According to Miami-based newspaper El Nuevo Herald, ‘Don Berna’ testified that Montoya and Police chief Jose Leonardo Gallego collaborated with Don Berna’s Cacique Nutibara Block to perform an operation in a poor Medellín neighborhood. Dozens of civilians disappeared during the operation and are thought to be in mass graves just outside Colombia’s second largest city.
The October 2002 joint operation was dubbed ‘Operation Orion’ and was meant to cleanse Medellín’s Comuna 13 neighborhood of guerrilla infiltration, Don Berna says in an official letter to a New York federal court.
“The self-defense forces of Cacique Nutibara entered the Comuna 13 area as part of an alliance with the army’s 4th Brigade and police chief Leonardo Gallego,” Murillo says. Montoya at that time was commander of the 4th brigade.
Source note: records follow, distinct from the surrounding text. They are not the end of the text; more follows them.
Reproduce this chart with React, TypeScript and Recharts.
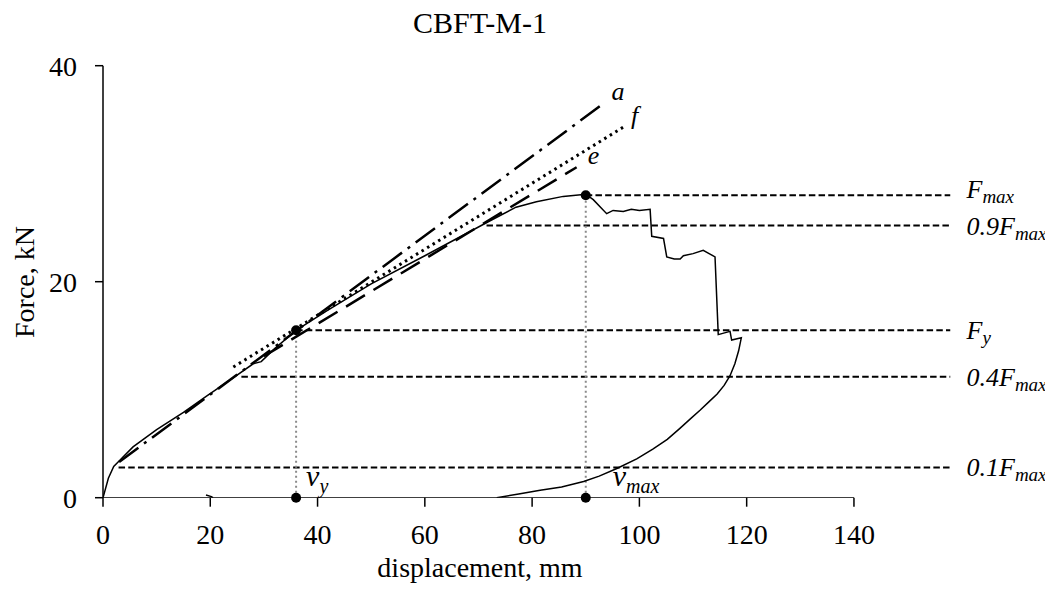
import React from 'react';
import { ComposedChart, Line, XAxis, YAxis, ReferenceDot } from 'recharts';

// measured curve (displacement mm / force kN)
const dispMain = [0, 1, 2, 3, 5.6, 10, 15, 19.3, 24, 28, 29.5, 32, 36, 42, 50, 60, 66, 72, 77, 80.8, 85.8, 90,
  91.4, 93.9, 95.1, 97, 98.5, 100, 102, 102.3, 104.5, 105.1, 106.5, 107.6, 108.2, 110, 111.9, 113, 114.1,
  114.7, 116.9, 117.2, 119, 118.5, 117.8, 116.9, 115.8, 114.5, 113.0, 111.3, 109.5, 107.5, 105.2, 102.5,
  99.5, 95.8, 92.5, 89.6, 85.5, 81.5, 77.5, 73.4];
const forceMain = [0, 1.8, 2.9, 3.4, 4.7, 6.3, 7.9, 9.4, 11.0, 12.4, 12.6, 13.8, 15.5, 17.4, 19.8, 22.4, 24.0, 25.6, 26.9, 27.4, 27.9, 28.1,
  27.6, 26.3, 26.6, 26.5, 26.7, 26.6, 26.7, 24.2, 24.0, 22.3, 22.1, 22.1, 22.4, 22.6, 22.9, 22.6, 22.3,
  15.1, 15.4, 14.6, 14.8, 13.6, 12.4, 11.3, 10.4, 9.6, 8.9, 8.1, 7.3, 6.4, 5.4, 4.5,
  3.6, 2.7, 2.0, 1.5, 1.0, 0.7, 0.35, 0];
const dispTail = [19.2, 20.2, 20.5];
const forceTail = [0.25, 0.1, 0];

// stiffness lines a, e, f: [start, end]
const lineAX = [3, 93.3];
const lineAY = [3.3, 36.5];
const lineEX = [30, 88.3];
const lineEY = [13.1, 30.6];
const lineFX = [24.3, 97.3];
const lineFY = [12.1, 34.4];

// characteristic levels
const levelNames = ['Fmax', '0.9Fmax', 'Fy', '0.4Fmax', '0.1Fmax'];
const levelForce = [28, 25.2, 15.5, 11.2, 2.8];
const levelStart = [90, 71.5, 36, 25.8, 2.9];
const levelEnd = 158;

const vy = 36;
const vmax = 90;
const Fy = 15.5;
const Fmax = 28;

const xTicks = [0, 20, 40, 60, 80, 100, 120, 140];
const yTicks = [0, 20, 40];

const pts = (xs: number[], ys: number[]) => xs.map((x, i) => ({ x, y: ys[i] }));

const FONT = '"Liberation Serif", "Times New Roman", serif';

const XTick = (props: any) => {
  const { x, y, payload } = props;
  return (
    <text x={x} y={y + 35} textAnchor="middle" fontFamily={FONT} fontSize={28} fill="#000">
      {payload.value}
    </text>
  );
};

const YTick = (props: any) => {
  const { x, y, payload } = props;
  return (
    <text x={x - 16} y={y + 10} textAnchor="end" fontFamily={FONT} fontSize={28} fill="#000">
      {payload.value}
    </text>
  );
};

const levelLabel = (name: string) => {
  const main = name.replace('max', '').replace('y', '');
  const sub = name.endsWith('max') ? 'max' : 'y';
  const dy = name === 'Fmax' ? 3 : 9;
  return (props: any) => (
    <text x={props.cx + 16} y={props.cy + dy} fontFamily={FONT} fontStyle="italic" fontSize={26} fill="#000">
      {main}
      <tspan fontSize={19} dy={5}>{sub}</tspan>
    </text>
  );
};

const letter = (ch: string, dx: number, dy: number) => (props: any) => (
  <text x={props.cx + dx} y={props.cy + dy} fontFamily={FONT} fontStyle="italic" fontSize={26} fill="#000">
    {ch}
  </text>
);

const vLabel = (sub: string, dx: number) => (props: any) => (
  <text x={props.cx + dx} y={props.cy - 12} fontFamily={FONT} fontStyle="italic" fontSize={30} fill="#000">
    v<tspan fontSize={20} dy={7}>{sub}</tspan>
  </text>
);

export default function App() {
  // chart spans the full window: the body margin is cancelled
  return (
    <div style={{ position: 'relative', margin: '-8px -8px 0 -8px', width: 1053, height: 586, fontFamily: FONT }}>
      <div style={{ position: 'absolute', left: 480, top: 23, transform: 'translate(-50%,-50%)', fontSize: 30, whiteSpace: 'nowrap' }}>
        CBFT-M-1
      </div>
      <div style={{ position: 'absolute', left: 480, top: 568, transform: 'translate(-50%,-50%)', fontSize: 28, whiteSpace: 'nowrap' }}>
        displacement, mm
      </div>
      <div style={{ position: 'absolute', left: 25, top: 282, transform: 'translate(-50%,-50%) rotate(-90deg)', fontSize: 28, whiteSpace: 'nowrap' }}>
        Force, kN
      </div>
      <ComposedChart width={1053} height={586} margin={{ top: 65.7, right: 102.5, left: 0, bottom: 0 }}>
        <XAxis
          type="number"
          dataKey="x"
          domain={[0, levelEnd]}
          ticks={xTicks}
          axisLine={false}
          tickLine={{ stroke: '#000', strokeWidth: 1.5 }}
          tickSize={9}
          tick={<XTick />}
          height={88.3}
          allowDataOverflow
        />
        <YAxis
          type="number"
          domain={[0, 40]}
          ticks={yTicks}
          axisLine={{ stroke: '#000', strokeWidth: 1.5 }}
          tickLine={{ stroke: '#000', strokeWidth: 1.5 }}
          tickSize={8}
          tick={<YTick />}
          width={103}
          allowDataOverflow
        />
        {/* x axis line only up to 140 */}
        <Line data={pts([0, 140], [0, 0])} dataKey="y" stroke="#000" strokeWidth={1.5} dot={false} isAnimationActive={false} />

        {levelForce.map((f, i) => (
          <Line
            key={levelNames[i]}
            data={pts([levelStart[i], levelEnd], [f, f])}
            dataKey="y"
            stroke="#000"
            strokeWidth={2}
            strokeDasharray="6.5 3.2"
            dot={false}
            isAnimationActive={false}
          />
        ))}

        <Line data={pts([vy, vy], [0, Fy])} dataKey="y" stroke="#8a8a8a" strokeWidth={2} strokeDasharray="2 3" dot={false} isAnimationActive={false} />
        <Line data={pts([vmax, vmax], [0, Fmax])} dataKey="y" stroke="#8a8a8a" strokeWidth={2} strokeDasharray="2 3" dot={false} isAnimationActive={false} />

        <Line data={pts(lineAX, lineAY)} dataKey="y" stroke="#000" strokeWidth={2.5} strokeDasharray="24 7 3 7" dot={false} isAnimationActive={false} />
        <Line data={pts(lineFX, lineFY)} dataKey="y" stroke="#000" strokeWidth={3} strokeDasharray="2.5 4" dot={false} isAnimationActive={false} />
        <Line data={pts(lineEX, lineEY)} dataKey="y" stroke="#000" strokeWidth={2.5} strokeDasharray="22 10" dot={false} isAnimationActive={false} />

        <Line data={pts(dispMain, forceMain)} dataKey="y" stroke="#000" strokeWidth={1.5} dot={false} isAnimationActive={false} />
        <Line data={pts(dispTail, forceTail)} dataKey="y" stroke="#000" strokeWidth={1.5} dot={false} isAnimationActive={false} />

        <ReferenceDot x={vy} y={0} r={5} fill="#000" stroke="none" ifOverflow="visible" />
        <ReferenceDot x={vmax} y={0} r={5} fill="#000" stroke="none" ifOverflow="visible" />
        <ReferenceDot x={vy} y={Fy} r={5} fill="#000" stroke="none" ifOverflow="visible" />
        <ReferenceDot x={vmax} y={Fmax} r={5} fill="#000" stroke="none" ifOverflow="visible" />

        {levelForce.map((f, i) => (
          <ReferenceDot key={'lbl' + i} x={levelEnd} y={f} r={0} ifOverflow="visible" shape={levelLabel(levelNames[i])} />
        ))}
        <ReferenceDot x={lineAX[1]} y={lineAY[1]} r={0} ifOverflow="visible" shape={letter('a', 8, -4)} />
        <ReferenceDot x={lineFX[1]} y={lineFY[1]} r={0} ifOverflow="visible" shape={letter('f', 6, -2)} />
        <ReferenceDot x={lineEX[1]} y={lineEY[1]} r={0} ifOverflow="visible" shape={letter('e', 11, -3)} />
        <ReferenceDot x={vy} y={0} r={0} ifOverflow="visible" shape={vLabel('y', 10)} />
        <ReferenceDot x={vmax} y={0} r={0} ifOverflow="visible" shape={vLabel('max', 27)} />
      </ComposedChart>
    </div>
  );
}
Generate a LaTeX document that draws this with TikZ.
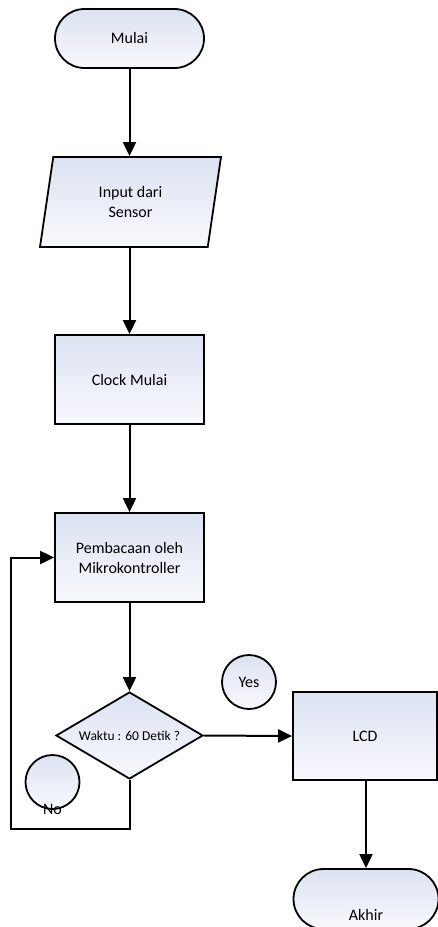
\documentclass[tikz,border=0pt]{standalone}
\usepackage{fontspec}
\setmainfont{Carlito}
\usetikzlibrary{shapes.geometric,shapes.misc,arrows.meta}
\definecolor{fillA}{RGB}{220,226,241}
\definecolor{fillB}{RGB}{248,249,253}
\tikzset{
  base/.style={draw=black, line width=1.8pt, top color=fillA, bottom color=fillB, font=\fontsize{16}{20}\selectfont, align=center, inner sep=0pt},
  term/.style={base, rounded rectangle},
  proc/.style={base, rectangle},
  io/.style={base, trapezium, trapezium left angle=67, trapezium right angle=113, trapezium stretches body=true},
  dec/.style={base, diamond, font=\fontsize{13.5}{16}\selectfont},
  conn/.style={base, circle, minimum size=54pt},
  arr/.style={line width=2pt, -{Triangle[length=14pt,width=13pt]}},
  ln/.style={line width=2pt}
}
\begin{document}
\begin{tikzpicture}[x=1pt,y=-1pt]
\useasboundingbox[fill=white] (0,0) rectangle (438,927);
\node[term, minimum width=149pt, minimum height=59pt] (mulai) at (129.5,38.5) {Mulai};
\node[io, minimum width=181pt, minimum height=90pt] (input) at (130.5,202) {Input dari\\Sensor};
\node[proc, minimum width=149pt, minimum height=89pt] (clock) at (129.5,379.5) {Clock Mulai};
\node[proc, minimum width=149pt, minimum height=89pt] (baca) at (129.5,557.5) {Pembacaan oleh\\Mikrokontroller};
\node[dec, minimum width=147pt, minimum height=87pt, aspect=1.69] (waktu) at (129.5,735.5) {Waktu : 60 Detik ?};
\node[proc, minimum width=144pt, minimum height=88pt] (lcd) at (365,736) {LCD};
\node[conn] (yes) at (249,682) {Yes};
\node[conn, label={[anchor=center, font=\fontsize{16}{20}\selectfont]south:No}] (no) at (52.5,782) {};
\node[term, minimum width=145pt, minimum height=60pt, label={[anchor=center, yshift=-16pt, font=\fontsize{16}{20}\selectfont]center:Akhir}] (akhir) at (366,899) {};
\coordinate (lp) at (11,829);
\draw[arr] (mulai.south) -- (mulai.south |- input.north);
\draw[arr] (input.south -| clock.north) -- (clock.north);
\draw[arr] (clock.south) -- (baca.north);
\draw[arr] (baca.south) -- (waktu.north);
\draw[arr] (waktu.east) -- (lcd.west);
\draw[arr] (lcd.south -| akhir.north) -- (akhir.north);
\draw[arr] (waktu.south) |- (lp) |- (baca.west);
\end{tikzpicture}
\end{document}
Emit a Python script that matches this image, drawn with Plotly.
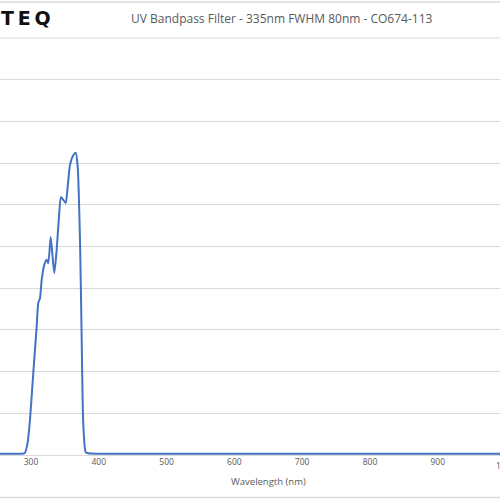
import plotly.graph_objects as go

# Wavelength (nm) and transmission (%)
wavelength = [200, 250, 285, 291, 295, 298.5, 303.4, 308.4, 310.8, 313.3, 315.8, 319.6,
              323.2, 325.5, 329, 331.4, 334.4, 337.9, 341.3, 344.2, 347.6, 351.2,
              354.1, 357.5, 362.4, 366, 368.9, 372.3, 374.8, 377.1, 380.7, 384.5,
              400, 500, 600, 700, 800, 900, 1000, 1100]
transmission = [0.3, 0.3, 0.3, 0.5, 2.9, 8.4, 19.7, 30.8, 36.5, 37.6, 42.0, 45.6,
                46.8, 46.0, 52.3, 48.4, 43.6, 49.2, 57.1, 61.9, 61.2, 60.4,
                64.3, 69.5, 71.9, 72.5, 69.1, 51.6, 27.6, 7.7, 0.7, 0.4,
                0.3, 0.3, 0.3, 0.3, 0.3, 0.3, 0.3, 0.3]

x_ticks = [300, 400, 500, 600, 700, 800, 900, 1000]
title_text = "UV Bandpass Filter - 335nm FWHM 80nm - CO674-113"
x_title = "Wavelength (nm)"
logo_text = "T\u2009E\u2009Q"

x_range = [254.3, 991.8]
y_range = [0, 100]

grey_text = "#595959"
grid = "#D9D9D9"

fig = go.Figure()
fig.add_trace(go.Scatter(
    x=wavelength, y=transmission, mode="lines",
    line=dict(color="#4472C4", width=2, shape="spline", smoothing=0.6),
    hoverinfo="skip", showlegend=False,
))

fig.update_layout(
    width=500, height=500,
    margin=dict(l=0, r=0, t=37.5, b=45, autoexpand=False),
    paper_bgcolor="white", plot_bgcolor="white",
    font=dict(family="Open Sans", color=grey_text),
    xaxis=dict(
        range=x_range, tickvals=x_ticks, ticktext=[str(v) for v in x_ticks],
        showgrid=False, zeroline=False, showline=False, ticks="",
        tickfont=dict(family="Open Sans", size=8.5, color=grey_text),
        automargin=False,
    ),
    yaxis=dict(
        range=y_range, dtick=10, showgrid=True, gridcolor=grid, gridwidth=1,
        zeroline=True, zerolinecolor=grid, zerolinewidth=1,
        showticklabels=False, ticks="", showline=False, automargin=False,
    ),
    shapes=[
        dict(type="line", xref="paper", yref="paper", x0=0, x1=1, y0=1.0862, y1=1.0862,
             line=dict(color=grid, width=1.5)),
        dict(type="line", xref="paper", yref="paper", x0=0, x1=1, y0=-0.1018, y1=-0.1018,
             line=dict(color=grid, width=1.5)),
        dict(type="line", xref="paper", yref="paper", x0=0, x1=1, y0=1, y1=1,
             line=dict(color=grid, width=1)),
    ],
    annotations=[
        dict(text=title_text, xref="paper", yref="paper", x=0.564, y=1.047,
             xanchor="center", yanchor="middle", showarrow=False,
             font=dict(family="Open Sans", size=12, color=grey_text)),
        dict(text=x_title, xref="paper", yref="paper", x=0.537, y=-0.063,
             xanchor="center", yanchor="middle", showarrow=False,
             font=dict(family="Open Sans", size=9.5, color=grey_text)),
        dict(text="<b>" + logo_text + "</b>", xref="paper", yref="paper", x=0.105, y=1.047,
             xanchor="right", yanchor="middle", showarrow=False,
             font=dict(family="DejaVu Sans", size=19, color="#111111")),
        dict(text="1000", xref="paper", yref="paper",
             x=(1000 - x_range[0]) / (x_range[1] - x_range[0]), y=-0.024,
             xanchor="center", yanchor="middle", showarrow=False,
             font=dict(family="Open Sans", size=8.5, color=grey_text)),
    ],
)

fig.write_html("out.html", config={"displayModeBar": False},
               post_script="document.body.style.margin='0';document.body.style.overflow='hidden';")
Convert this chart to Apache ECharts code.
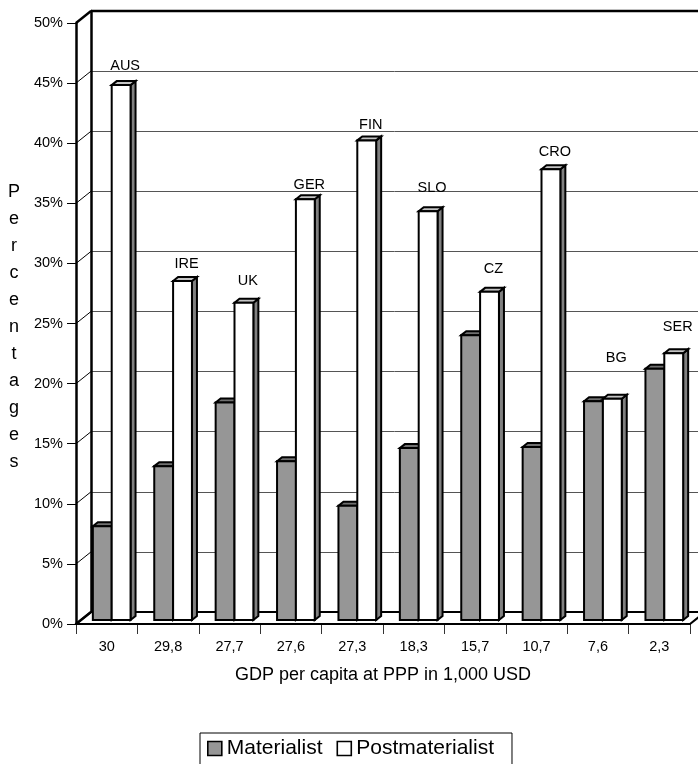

According to the warlord, the community and the security forces had asked for the help of the AUC to reconquer the neighborhood from the guerrillas and assigned the Police’ anti-kidnapping unit to collaborate with the death squads.
According to NGOs 68 people went missing during the operation, one minor was executed, 38 civilians were injured by bullets and 355 of the neighborhood’s inhabitants were illegally detained.
Montoya was celebrated as army commander as the coordinator of ‘Operation Jaque’, the operation that liberated Ingrid Betancourt, three U.S. hostages and eleven soldiers, but resigned from the army in October 2008 amid a growing scandal of military officials murdering civilians to make the war against illegal armed groups look more effective.
The Government appointed him ambassador to the Dominican Republic a few months after that.
Montoya would not respond to the accusations.